Punished for being poor?

At around 5.00 am one morning in 1989, I was travelling by an auto-rickshaw from the railway station to my house. I was upset that the auto-rickshaw driver had demanded Rs. 20 more than the night fare, and I was releasing my frustration by muttering to myself. All of a sudden, the driver asked, “Sir, many people say Prime Minister Rajiv Gandhi has taken a bribe of Rs. 64 crores from a foreign weapons manufacturer called Bofors to give them a huge order from the Indian Army. See what our nation has come to!”

I replied, “I’m not an admirer of Rajiv Gandhi’s. But, I don’t think he has taken the bribe.”

The auto-rickshaw driver persisted, “Sir, some highly respected newspapers have published documents which show that Bofors has definitely paid this bribe, and that this bribe is meant for Rajiv Gandhi.”

I replied, “Maybe a bribe has been paid. But I don’t think Rajiv Gandhi has taken the bribe. Some other people may have taken the bribe by misusing his name.”

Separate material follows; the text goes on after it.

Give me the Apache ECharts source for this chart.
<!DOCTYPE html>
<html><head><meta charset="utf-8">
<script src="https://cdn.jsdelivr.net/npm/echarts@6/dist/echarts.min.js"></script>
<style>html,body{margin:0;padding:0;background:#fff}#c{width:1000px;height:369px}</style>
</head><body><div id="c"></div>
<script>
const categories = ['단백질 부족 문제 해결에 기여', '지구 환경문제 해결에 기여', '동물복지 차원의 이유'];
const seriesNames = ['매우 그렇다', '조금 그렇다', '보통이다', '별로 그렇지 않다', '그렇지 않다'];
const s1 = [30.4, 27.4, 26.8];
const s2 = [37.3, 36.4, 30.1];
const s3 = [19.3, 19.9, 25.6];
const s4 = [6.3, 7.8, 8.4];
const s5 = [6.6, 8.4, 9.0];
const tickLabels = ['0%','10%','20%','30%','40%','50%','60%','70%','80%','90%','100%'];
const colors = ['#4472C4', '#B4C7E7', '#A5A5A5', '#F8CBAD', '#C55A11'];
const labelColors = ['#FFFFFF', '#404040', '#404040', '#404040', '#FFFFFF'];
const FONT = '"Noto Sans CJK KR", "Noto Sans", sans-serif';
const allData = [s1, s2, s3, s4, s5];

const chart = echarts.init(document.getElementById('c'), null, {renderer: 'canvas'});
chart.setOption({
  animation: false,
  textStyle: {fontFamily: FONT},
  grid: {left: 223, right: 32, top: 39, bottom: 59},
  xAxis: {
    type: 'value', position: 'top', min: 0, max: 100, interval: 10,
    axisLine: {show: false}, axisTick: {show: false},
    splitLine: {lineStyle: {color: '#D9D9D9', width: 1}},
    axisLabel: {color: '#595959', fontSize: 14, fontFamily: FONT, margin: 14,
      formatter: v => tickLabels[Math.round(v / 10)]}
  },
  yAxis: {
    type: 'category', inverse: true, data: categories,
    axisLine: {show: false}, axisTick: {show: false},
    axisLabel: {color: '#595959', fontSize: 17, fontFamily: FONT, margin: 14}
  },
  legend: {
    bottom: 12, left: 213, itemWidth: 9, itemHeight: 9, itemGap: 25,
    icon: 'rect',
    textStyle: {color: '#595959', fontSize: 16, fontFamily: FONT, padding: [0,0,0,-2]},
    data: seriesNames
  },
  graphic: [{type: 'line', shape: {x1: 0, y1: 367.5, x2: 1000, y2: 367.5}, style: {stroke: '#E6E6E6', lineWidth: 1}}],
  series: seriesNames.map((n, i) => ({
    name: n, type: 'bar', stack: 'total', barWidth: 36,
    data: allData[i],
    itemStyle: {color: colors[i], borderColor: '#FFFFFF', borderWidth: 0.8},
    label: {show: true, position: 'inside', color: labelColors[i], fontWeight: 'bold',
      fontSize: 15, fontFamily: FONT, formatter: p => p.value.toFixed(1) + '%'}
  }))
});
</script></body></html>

At this point, the auto-rickshaw driver said something I’ve never forgotten: “Sir, even after reading the reports in highly respected newspapers, you are not willing to say that Rajiv Gandhi MAY have taken the bribe. On the other hand, a few minutes back, you were condemning me for asking only for Rs. 20 extra fare. Why this difference, sir? Isn’t it because he is an upper caste, fair-skinned, English-speaking man belonging to a wealthy and powerful family and, most importantly, the Prime Minister of the country, but I am a lower caste, dark-skinned, non-English-speaking, poor auto-rickshaw driver? Let me tell you, sir, the policemen at the railway station harass me because I drive the auto-rickshaw in the night shift. I can get away from them only by bribing them. I charge extra fare only to compensate for those bribes. Powerful politicians make money by cheating our motherland, but people like you respect them. You will shake their hands, maybe fall at their feet! I am trying to earn a living by working honestly, but you treat me as if I’m a criminal. Sir, I’m not a criminal. The bitter truth is, my poverty is my crime!” I had no reply.

I remembered this incident after reading this report in The Times of India about Umakant Mishra, which was sent to me by a blogger friend.

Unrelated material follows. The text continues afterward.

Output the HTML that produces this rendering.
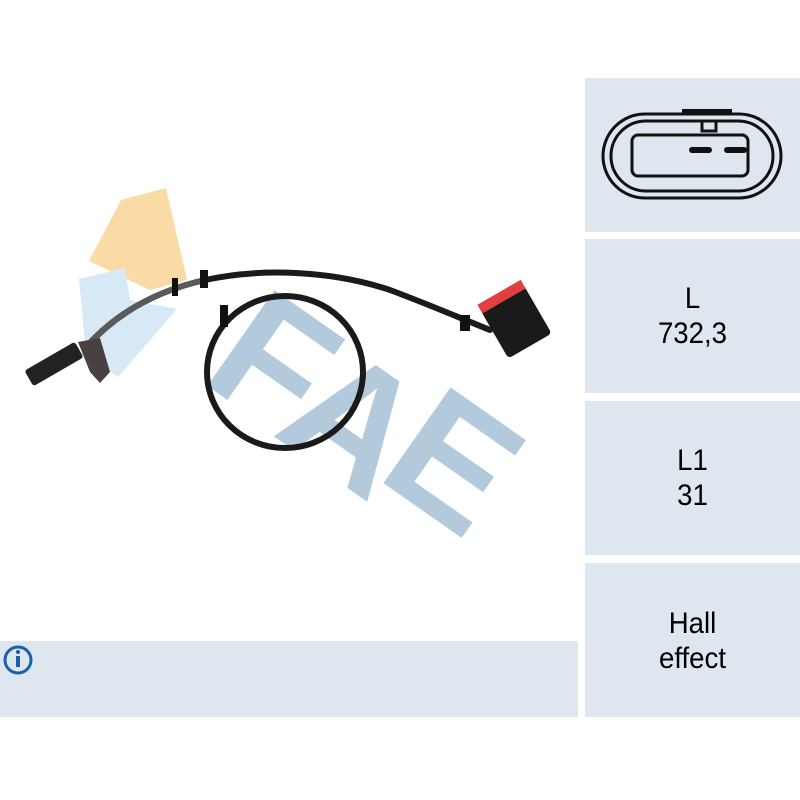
<!DOCTYPE html>
<html><head><style>
body{margin:0;width:800px;height:800px;background:#fff;position:relative;overflow:hidden;font-family:"Liberation Sans",sans-serif}
.p{position:absolute;left:585px;width:215px;background:#dee6ef}
.t{position:absolute;left:585px;width:215px;text-align:center;font-size:30px;line-height:35px;color:#000;transform:scaleX(0.92)}
</style></head><body>
<div class="p" style="top:78px;height:154px"></div>
<div class="p" style="top:239px;height:154px"></div>
<div class="p" style="top:401px;height:154px"></div>
<div class="p" style="top:563px;height:154px"></div>
<div style="position:absolute;left:0;top:641px;width:578px;height:76px;background:#dee6ef"></div>
<div class="t" style="top:281px">L<br>732,3</div>
<div class="t" style="top:443px">L1<br>31</div>
<div class="t" style="top:606px">Hall<br>effect</div>
<svg width="800" height="800" style="position:absolute;left:0;top:0">
<g fill="none" stroke="#111" stroke-width="3">
<rect x="603" y="114" width="178" height="84" rx="42"/>
<rect x="611" y="121" width="162" height="70" rx="35"/>
<rect x="632" y="135" width="116" height="41" rx="6"/>
<rect x="702" y="121" width="14" height="10"/>
</g>
<rect x="682" y="109" width="50" height="4" fill="#111"/>
<g stroke="#111" stroke-width="6" stroke-linecap="round"><line x1="692" y1="150" x2="709" y2="150"/><line x1="727" y1="150" x2="744" y2="150"/></g>
<polygon points="89,261 121,200 166,188 187,280 150,290" fill="#fbdba5"/>
<polygon points="79,279 125,268 130,300 177,309 118,377 86,356" fill="#d6e9f5"/>
<g fill="#b3cadc" font-family="Liberation Sans" font-weight="bold" font-size="170">
<text x="275" y="420" transform="rotate(35 275 360)" text-anchor="middle">F</text>
<text x="355" y="480" transform="rotate(35 355 420)" text-anchor="middle">A</text>
<text x="455" y="520" transform="rotate(35 455 460)" text-anchor="middle">E</text>
</g>
<g fill="none" stroke="#1a1a1a" stroke-width="6" stroke-linecap="round">
<path d="M88,345 C120,310 160,290 205,280 C260,268 330,270 390,290 C430,305 460,318 490,330"/>
<ellipse cx="285" cy="372" rx="78" ry="76"/>
</g>
<path d="M88,345 C120,310 160,290 205,280" fill="none" stroke="#5a5a5a" stroke-width="6"/>
<rect x="25" y="355" width="58" height="18" rx="3" fill="#222" transform="rotate(-30 54 364)"/>
<path d="M78,342 L100,338 L110,372 L100,383 L90,372 Z" fill="#4a4040"/>
<g transform="rotate(-30 515 320)"><rect x="490" y="295" width="50" height="55" rx="4" fill="#1a1a1a"/><rect x="490" y="288" width="50" height="10" fill="#e04040"/></g>
<g fill="#111"><rect x="200" y="270" width="8" height="18"/><rect x="172" y="278" width="6" height="18"/><rect x="460" y="315" width="10" height="16"/><rect x="220" y="305" width="8" height="22"/></g>
<circle cx="18" cy="660" r="13" fill="none" stroke="#1d5fa8" stroke-width="3"/>
<circle cx="18" cy="652" r="2" fill="#1d5fa8"/>
<rect x="16" y="656" width="4" height="11" fill="#1d5fa8"/>
</svg>
</body></html>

In July 1984, Umakant Mishra, who worked as a postman in Kanpur, was accused by his seniors of stealing Rs. 57.60. He was suspended from his job, and a criminal case was filed against him. After over 300 hearings over 29 years, he was declared innocent in November 2013. In the meanwhile, he remained suspended from his job for almost 26 years till his retirement in 2010. He and his family suffered financial problems and social stigma. They think that their future is destroyed.

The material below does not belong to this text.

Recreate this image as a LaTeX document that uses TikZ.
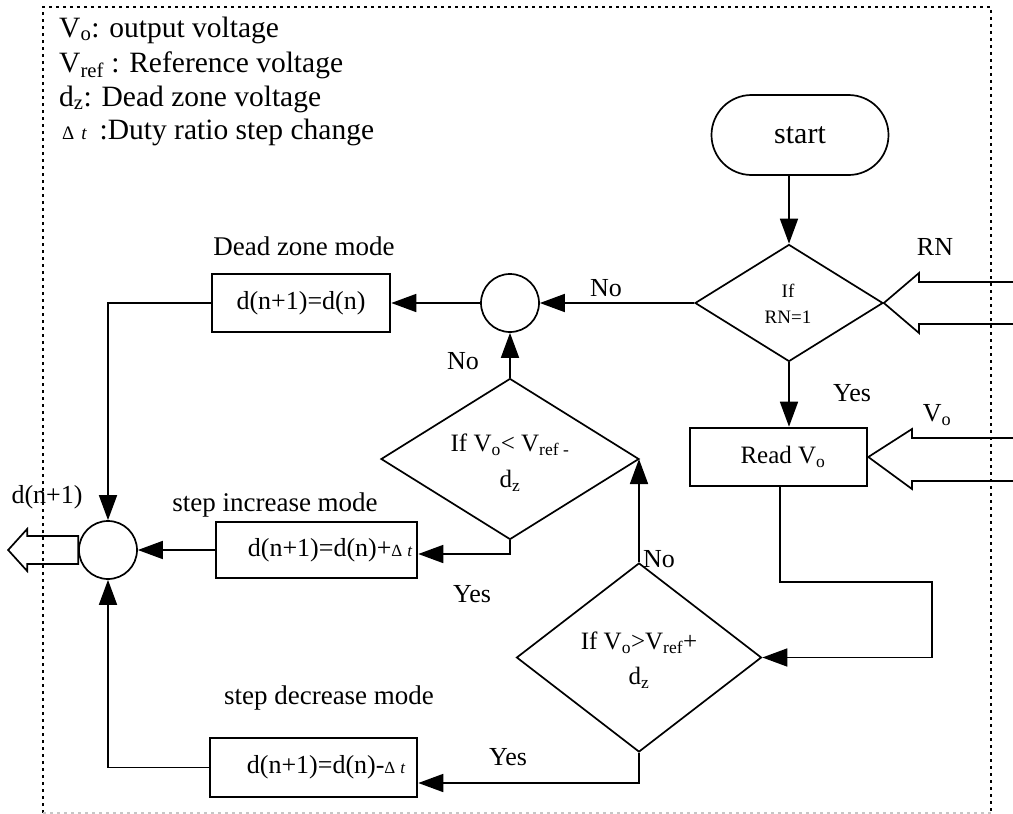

Umakant Mishra and his family have suffered immensely, for no fault of theirs, for Rs. 57.60, which was not a big sum even in 1984. Even if he was guilty, this punishment is unfair.

Compare Umakant Mishra’s case with people who get away with massive corruption, sexual crimes and worse only because they are wealthy and/or powerful enough to influence the police investigation in addition to having the means to hire highly paid lawyers who can get them proved innocent in a court of law.

Was Umakant Mishra punished for being a humble postman, not a powerful and wealthy politician or businessman?